* [AIM] Print the listing as it stands, omitting all images.

* [GIVEN MATERIAL]
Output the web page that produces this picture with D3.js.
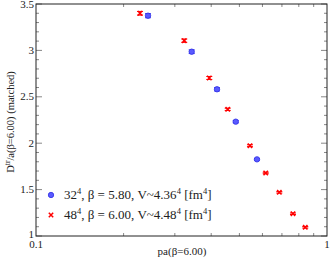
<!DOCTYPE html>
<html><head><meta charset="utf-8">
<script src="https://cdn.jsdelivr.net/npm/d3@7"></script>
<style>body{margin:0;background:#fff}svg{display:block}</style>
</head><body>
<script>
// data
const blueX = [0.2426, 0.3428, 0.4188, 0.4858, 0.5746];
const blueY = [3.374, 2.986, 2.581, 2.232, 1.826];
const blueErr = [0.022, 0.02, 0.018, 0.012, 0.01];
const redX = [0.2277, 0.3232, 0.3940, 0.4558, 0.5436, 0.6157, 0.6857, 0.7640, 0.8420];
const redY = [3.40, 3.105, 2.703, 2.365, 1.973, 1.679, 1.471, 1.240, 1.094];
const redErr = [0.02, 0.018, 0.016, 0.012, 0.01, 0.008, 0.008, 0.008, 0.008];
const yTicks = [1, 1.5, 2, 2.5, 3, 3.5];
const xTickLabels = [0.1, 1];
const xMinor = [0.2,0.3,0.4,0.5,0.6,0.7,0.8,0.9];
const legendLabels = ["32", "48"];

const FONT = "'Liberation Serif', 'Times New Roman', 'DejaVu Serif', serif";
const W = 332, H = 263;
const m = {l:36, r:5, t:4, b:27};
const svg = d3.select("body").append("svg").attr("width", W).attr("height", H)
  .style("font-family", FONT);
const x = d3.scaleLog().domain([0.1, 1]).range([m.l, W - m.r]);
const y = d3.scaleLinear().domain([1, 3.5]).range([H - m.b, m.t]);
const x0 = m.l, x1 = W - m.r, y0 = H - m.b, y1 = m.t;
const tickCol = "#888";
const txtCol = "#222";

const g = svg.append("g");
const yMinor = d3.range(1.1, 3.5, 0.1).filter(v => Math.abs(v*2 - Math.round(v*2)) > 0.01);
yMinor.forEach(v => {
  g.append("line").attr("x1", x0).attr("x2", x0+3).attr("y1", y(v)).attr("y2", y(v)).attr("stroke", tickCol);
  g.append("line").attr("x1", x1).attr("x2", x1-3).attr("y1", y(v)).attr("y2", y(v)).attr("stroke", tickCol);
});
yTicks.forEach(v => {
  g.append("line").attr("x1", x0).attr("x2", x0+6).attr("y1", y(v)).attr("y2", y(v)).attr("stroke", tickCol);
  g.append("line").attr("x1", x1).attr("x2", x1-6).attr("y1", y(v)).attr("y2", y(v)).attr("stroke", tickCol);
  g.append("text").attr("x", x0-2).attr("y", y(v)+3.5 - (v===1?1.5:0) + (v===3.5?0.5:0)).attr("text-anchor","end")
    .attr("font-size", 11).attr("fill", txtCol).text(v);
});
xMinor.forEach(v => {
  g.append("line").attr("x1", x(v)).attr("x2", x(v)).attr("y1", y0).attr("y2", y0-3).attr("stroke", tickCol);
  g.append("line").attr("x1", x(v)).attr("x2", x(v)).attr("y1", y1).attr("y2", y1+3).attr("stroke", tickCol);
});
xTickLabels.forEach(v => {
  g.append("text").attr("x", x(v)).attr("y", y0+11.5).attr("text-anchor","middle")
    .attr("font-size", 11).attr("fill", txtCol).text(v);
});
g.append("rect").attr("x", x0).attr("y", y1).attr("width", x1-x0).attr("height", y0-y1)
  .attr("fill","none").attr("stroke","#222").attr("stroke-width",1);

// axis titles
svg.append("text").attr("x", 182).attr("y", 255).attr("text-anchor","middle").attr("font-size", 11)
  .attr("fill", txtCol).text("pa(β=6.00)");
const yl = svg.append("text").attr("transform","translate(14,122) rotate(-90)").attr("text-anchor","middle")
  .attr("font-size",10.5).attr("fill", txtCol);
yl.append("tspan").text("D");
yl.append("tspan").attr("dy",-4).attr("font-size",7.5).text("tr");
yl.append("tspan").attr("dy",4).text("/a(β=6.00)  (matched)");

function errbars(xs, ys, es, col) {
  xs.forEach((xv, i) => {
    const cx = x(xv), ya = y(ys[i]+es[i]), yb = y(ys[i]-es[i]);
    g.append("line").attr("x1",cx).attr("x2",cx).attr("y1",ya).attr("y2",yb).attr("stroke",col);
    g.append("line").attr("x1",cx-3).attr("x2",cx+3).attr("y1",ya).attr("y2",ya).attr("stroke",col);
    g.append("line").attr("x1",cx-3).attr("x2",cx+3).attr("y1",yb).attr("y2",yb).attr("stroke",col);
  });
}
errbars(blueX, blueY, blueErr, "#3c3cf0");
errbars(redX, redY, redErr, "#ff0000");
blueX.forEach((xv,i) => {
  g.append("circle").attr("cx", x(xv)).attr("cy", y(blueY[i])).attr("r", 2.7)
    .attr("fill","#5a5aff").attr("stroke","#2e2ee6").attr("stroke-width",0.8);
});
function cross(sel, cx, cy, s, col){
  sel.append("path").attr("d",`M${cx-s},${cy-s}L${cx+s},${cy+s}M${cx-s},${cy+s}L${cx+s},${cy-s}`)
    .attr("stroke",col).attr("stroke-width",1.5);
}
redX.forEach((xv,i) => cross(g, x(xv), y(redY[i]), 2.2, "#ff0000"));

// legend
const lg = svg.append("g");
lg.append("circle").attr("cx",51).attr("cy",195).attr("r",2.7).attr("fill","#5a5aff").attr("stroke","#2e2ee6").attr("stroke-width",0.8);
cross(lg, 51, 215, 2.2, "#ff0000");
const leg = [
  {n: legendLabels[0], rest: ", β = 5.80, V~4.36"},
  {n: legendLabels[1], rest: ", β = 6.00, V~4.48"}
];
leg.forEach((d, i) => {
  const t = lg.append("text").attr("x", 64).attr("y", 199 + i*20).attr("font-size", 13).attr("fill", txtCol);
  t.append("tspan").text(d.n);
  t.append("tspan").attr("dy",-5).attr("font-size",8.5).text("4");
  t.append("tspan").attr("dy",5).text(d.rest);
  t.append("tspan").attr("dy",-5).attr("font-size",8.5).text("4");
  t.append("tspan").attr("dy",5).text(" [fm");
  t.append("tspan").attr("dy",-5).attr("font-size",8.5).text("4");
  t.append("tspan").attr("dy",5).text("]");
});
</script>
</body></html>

* [ANSWER TO THIS EXERCISE]
Output the web page that produces this picture with D3.js.
<!DOCTYPE html>
<html><head><meta charset="utf-8">
<script src="https://cdn.jsdelivr.net/npm/d3@7"></script>
<style>body{margin:0;background:#fff}svg{display:block}</style>
</head><body>
<script>
// data
const blueX = [0.2426, 0.3428, 0.4188, 0.4858, 0.5746];
const blueY = [3.374, 2.986, 2.581, 2.232, 1.826];
const blueErr = [0.022, 0.02, 0.018, 0.012, 0.01];
const redX = [0.2277, 0.3232, 0.3940, 0.4558, 0.5436, 0.6157, 0.6857, 0.7640, 0.8420];
const redY = [3.40, 3.105, 2.703, 2.365, 1.973, 1.679, 1.471, 1.240, 1.094];
const redErr = [0.02, 0.018, 0.016, 0.012, 0.01, 0.008, 0.008, 0.008, 0.008];
const yTicks = [1, 1.5, 2, 2.5, 3, 3.5];
const xTickLabels = [0.1, 1];
const xMinor = [0.2,0.3,0.4,0.5,0.6,0.7,0.8,0.9];
const legendLabels = ["32", "48"];

const FONT = "'Liberation Serif', 'Times New Roman', 'DejaVu Serif', serif";
const W = 332, H = 263;
const m = {l:36, r:5, t:4, b:27};
const svg = d3.select("body").append("svg").attr("width", W).attr("height", H)
  .style("font-family", FONT);
const x = d3.scaleLog().domain([0.1, 1]).range([m.l, W - m.r]);
const y = d3.scaleLinear().domain([1, 3.5]).range([H - m.b, m.t]);
const x0 = m.l, x1 = W - m.r, y0 = H - m.b, y1 = m.t;
const tickCol = "#888";
const txtCol = "#222";

const g = svg.append("g");
const yMinor = d3.range(1.1, 3.5, 0.1).filter(v => Math.abs(v*2 - Math.round(v*2)) > 0.01);
yMinor.forEach(v => {
  g.append("line").attr("x1", x0).attr("x2", x0+3).attr("y1", y(v)).attr("y2", y(v)).attr("stroke", tickCol);
  g.append("line").attr("x1", x1).attr("x2", x1-3).attr("y1", y(v)).attr("y2", y(v)).attr("stroke", tickCol);
});
yTicks.forEach(v => {
  g.append("line").attr("x1", x0).attr("x2", x0+6).attr("y1", y(v)).attr("y2", y(v)).attr("stroke", tickCol);
  g.append("line").attr("x1", x1).attr("x2", x1-6).attr("y1", y(v)).attr("y2", y(v)).attr("stroke", tickCol);
  g.append("text").attr("x", x0-2).attr("y", y(v)+3.5 - (v===1?1.5:0) + (v===3.5?0.5:0)).attr("text-anchor","end")
    .attr("font-size", 11).attr("fill", txtCol).text(v);
});
xMinor.forEach(v => {
  g.append("line").attr("x1", x(v)).attr("x2", x(v)).attr("y1", y0).attr("y2", y0-3).attr("stroke", tickCol);
  g.append("line").attr("x1", x(v)).attr("x2", x(v)).attr("y1", y1).attr("y2", y1+3).attr("stroke", tickCol);
});
xTickLabels.forEach(v => {
  g.append("text").attr("x", x(v)).attr("y", y0+11.5).attr("text-anchor","middle")
    .attr("font-size", 11).attr("fill", txtCol).text(v);
});
g.append("rect").attr("x", x0).attr("y", y1).attr("width", x1-x0).attr("height", y0-y1)
  .attr("fill","none").attr("stroke","#222").attr("stroke-width",1);

// axis titles
svg.append("text").attr("x", 182).attr("y", 255).attr("text-anchor","middle").attr("font-size", 11)
  .attr("fill", txtCol).text("pa(β=6.00)");
const yl = svg.append("text").attr("transform","translate(14,122) rotate(-90)").attr("text-anchor","middle")
  .attr("font-size",10.5).attr("fill", txtCol);
yl.append("tspan").text("D");
yl.append("tspan").attr("dy",-4).attr("font-size",7.5).text("tr");
yl.append("tspan").attr("dy",4).text("/a(β=6.00)  (matched)");

function errbars(xs, ys, es, col) {
  xs.forEach((xv, i) => {
    const cx = x(xv), ya = y(ys[i]+es[i]), yb = y(ys[i]-es[i]);
    g.append("line").attr("x1",cx).attr("x2",cx).attr("y1",ya).attr("y2",yb).attr("stroke",col);
    g.append("line").attr("x1",cx-3).attr("x2",cx+3).attr("y1",ya).attr("y2",ya).attr("stroke",col);
    g.append("line").attr("x1",cx-3).attr("x2",cx+3).attr("y1",yb).attr("y2",yb).attr("stroke",col);
  });
}
errbars(blueX, blueY, blueErr, "#3c3cf0");
errbars(redX, redY, redErr, "#ff0000");
blueX.forEach((xv,i) => {
  g.append("circle").attr("cx", x(xv)).attr("cy", y(blueY[i])).attr("r", 2.7)
    .attr("fill","#5a5aff").attr("stroke","#2e2ee6").attr("stroke-width",0.8);
});
function cross(sel, cx, cy, s, col){
  sel.append("path").attr("d",`M${cx-s},${cy-s}L${cx+s},${cy+s}M${cx-s},${cy+s}L${cx+s},${cy-s}`)
    .attr("stroke",col).attr("stroke-width",1.5);
}
redX.forEach((xv,i) => cross(g, x(xv), y(redY[i]), 2.2, "#ff0000"));

// legend
const lg = svg.append("g");
lg.append("circle").attr("cx",51).attr("cy",195).attr("r",2.7).attr("fill","#5a5aff").attr("stroke","#2e2ee6").attr("stroke-width",0.8);
cross(lg, 51, 215, 2.2, "#ff0000");
const leg = [
  {n: legendLabels[0], rest: ", β = 5.80, V~4.36"},
  {n: legendLabels[1], rest: ", β = 6.00, V~4.48"}
];
leg.forEach((d, i) => {
  const t = lg.append("text").attr("x", 64).attr("y", 199 + i*20).attr("font-size", 13).attr("fill", txtCol);
  t.append("tspan").text(d.n);
  t.append("tspan").attr("dy",-5).attr("font-size",8.5).text("4");
  t.append("tspan").attr("dy",5).text(d.rest);
  t.append("tspan").attr("dy",-5).attr("font-size",8.5).text("4");
  t.append("tspan").attr("dy",5).text(" [fm");
  t.append("tspan").attr("dy",-5).attr("font-size",8.5).text("4");
  t.append("tspan").attr("dy",5).text("]");
});
</script>
</body></html>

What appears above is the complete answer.